### Exercise directions
Extract the lines from the start through the line that holds "ax = fig.add_axes([49", both included, omitting all images.

### Raw data
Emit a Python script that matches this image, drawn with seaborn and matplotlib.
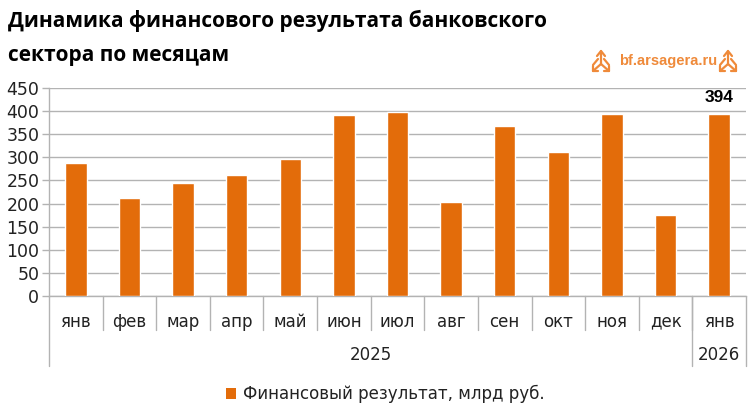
import matplotlib
matplotlib.use('Agg')
import matplotlib.pyplot as plt
import matplotlib.transforms as mtransforms
from matplotlib.lines import Line2D
from matplotlib.patches import Patch
import seaborn as sns
import pandas as pd

months = ['янв', 'фев', 'мар', 'апр', 'май', 'июн', 'июл', 'авг', 'сен', 'окт', 'ноя', 'дек', 'янв']
years = ['2025'] * 12 + ['2026']
values = [288, 213, 244, 261, 296, 392, 399, 203, 368, 311, 394, 176, 394]
y_ticks = [0, 50, 100, 150, 200, 250, 300, 350, 400, 450]
series_name = 'Финансовый результат, млрд руб.'
title = 'Динамика финансового результата банковского\nсектора по месяцам'
last_label = '394'
site = 'bf.arsagera.ru'

ORANGE = '#E36C0A'
LOGO = '#EF8A3A'
GRID = '#B3B3B3'

df = pd.DataFrame({'period': [f'{m} {y}' for m, y in zip(months, years)],
                   'month': months, 'year': years, 'value': values})

sns.set_theme(style='white')
plt.rcParams['font.family'] = ['Liberation Sans Narrow', 'DejaVu Sans']

fig = plt.figure(figsize=(7.5, 4.13), dpi=100)
W, H = 750, 413
ax = fig.add_axes([49 / W, 1 - 296 / H, (746 - 49) / W, (296 - 88) / H])

sns.barplot(data=df, x='period', y='value', order=df['period'], color=ORANGE,
            width=0.4, saturation=1, ax=ax, zorder=3)

ax.set_xlim(-0.5, len(months) - 0.5)
ax.set_ylim(0, 450)
ax.set_yticks(y_ticks)
ax.yaxis.grid(True, color=GRID, linewidth=1, zorder=0)
ax.tick_params(axis='y', length=5, width=1, color=GRID, labelsize=12.5,
               labelcolor='#222222', pad=2, left=True)
for s in ['top', 'right']:
    ax.spines[s].set_visible(False)
for s in ['left', 'bottom']:
    ax.spines[s].set_color(GRID)
    ax.spines[s].set_linewidth(1)
ax.set_xlabel('')
ax.set_ylabel('')

# month labels at centres, separators between months
ax.set_xticks(range(len(months)))
ax.set_xticklabels(months, fontsize=12, color='#222222')
ax.tick_params(axis='x', length=0, pad=12)
trans = mtransforms.blended_transform_factory(ax.transData, ax.transAxes)
ax_h = 296 - 88
for k in range(len(months) - 1):
    ax.plot([k + 0.5, k + 0.5], [0, -34 / ax_h], transform=trans, color=GRID,
            linewidth=1, clip_on=False)

# year groups
groups = []
for i, y in enumerate(years):
    if groups and groups[-1][0] == y:
        groups[-1][2] = i
    else:
        groups.append([y, i, i])
edges = [-0.5] + [g[2] + 0.5 for g in groups]
for e in edges:
    ax.plot([e, e], [0, -70 / ax_h], transform=trans, color=GRID,
            linewidth=1, clip_on=False)
for y, a, b in groups:
    ax.text((a + b) / 2, -59 / ax_h, y, transform=trans, ha='center', va='center',
            fontsize=12, color='#222222')

# value label on last bar
ax.text(len(values) - 1, values[-1] + 19, last_label, ha='center', va='bottom',
        fontsize=12.5, fontweight='bold', color='black',
        family=['Liberation Sans', 'DejaVu Sans'])

fig.text(8 / W, 1 - 10 / H, title, ha='left', va='top', fontsize=15,
         fontweight='bold', color='black', linespacing=1.78,
         family=['Open Sans', 'DejaVu Sans'])

# logo
fig.text(668 / W, 1 - 61 / H, site, ha='center', va='center',
         fontsize=10.5, fontweight='bold', color=LOGO,
         family=['Liberation Sans', 'DejaVu Sans'])


def icon(cx, cy):
    segs = [
        [(0, -2), (0, 11)], [(-4, 6), (0, 11), (4, 6)],
        [(0, -2), (-8, -9)], [(-8, -4), (-8, -9), (-3, -9)],
        [(0, -2), (8, -9)], [(8, -4), (8, -9), (3, -9)],
        [(-3, 3), (-8, -3)], [(3, 3), (8, -3)],
    ]
    for seg in segs:
        xs = [(cx + p[0]) / W for p in seg]
        ys = [1 - (cy - p[1]) / H for p in seg]
        fig.add_artist(Line2D(xs, ys, color=LOGO, linewidth=1.6,
                              solid_capstyle='round', transform=fig.transFigure))


icon(601, 62)
icon(728, 62)

fig.legend(handles=[Patch(facecolor=ORANGE, edgecolor='none')], labels=[series_name],
           loc='center', bbox_to_anchor=(385 / W, 1 - 394 / H), frameon=False,
           fontsize=12, handlelength=0.6, handleheight=0.6, handletextpad=0.4,
           labelcolor='#222222')

fig.savefig('out.png', dpi=100)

### Result of the exercise
Emit a Python script that matches this image, drawn with seaborn and matplotlib.
import matplotlib
matplotlib.use('Agg')
import matplotlib.pyplot as plt
import matplotlib.transforms as mtransforms
from matplotlib.lines import Line2D
from matplotlib.patches import Patch
import seaborn as sns
import pandas as pd

months = ['янв', 'фев', 'мар', 'апр', 'май', 'июн', 'июл', 'авг', 'сен', 'окт', 'ноя', 'дек', 'янв']
years = ['2025'] * 12 + ['2026']
values = [288, 213, 244, 261, 296, 392, 399, 203, 368, 311, 394, 176, 394]
y_ticks = [0, 50, 100, 150, 200, 250, 300, 350, 400, 450]
series_name = 'Финансовый результат, млрд руб.'
title = 'Динамика финансового результата банковского\nсектора по месяцам'
last_label = '394'
site = 'bf.arsagera.ru'

ORANGE = '#E36C0A'
LOGO = '#EF8A3A'
GRID = '#B3B3B3'

df = pd.DataFrame({'period': [f'{m} {y}' for m, y in zip(months, years)],
                   'month': months, 'year': years, 'value': values})

sns.set_theme(style='white')
plt.rcParams['font.family'] = ['Liberation Sans Narrow', 'DejaVu Sans']

fig = plt.figure(figsize=(7.5, 4.13), dpi=100)
W, H = 750, 413
ax = fig.add_axes([49 / W, 1 - 296 / H, (746 - 49) / W, (296 - 88) / H])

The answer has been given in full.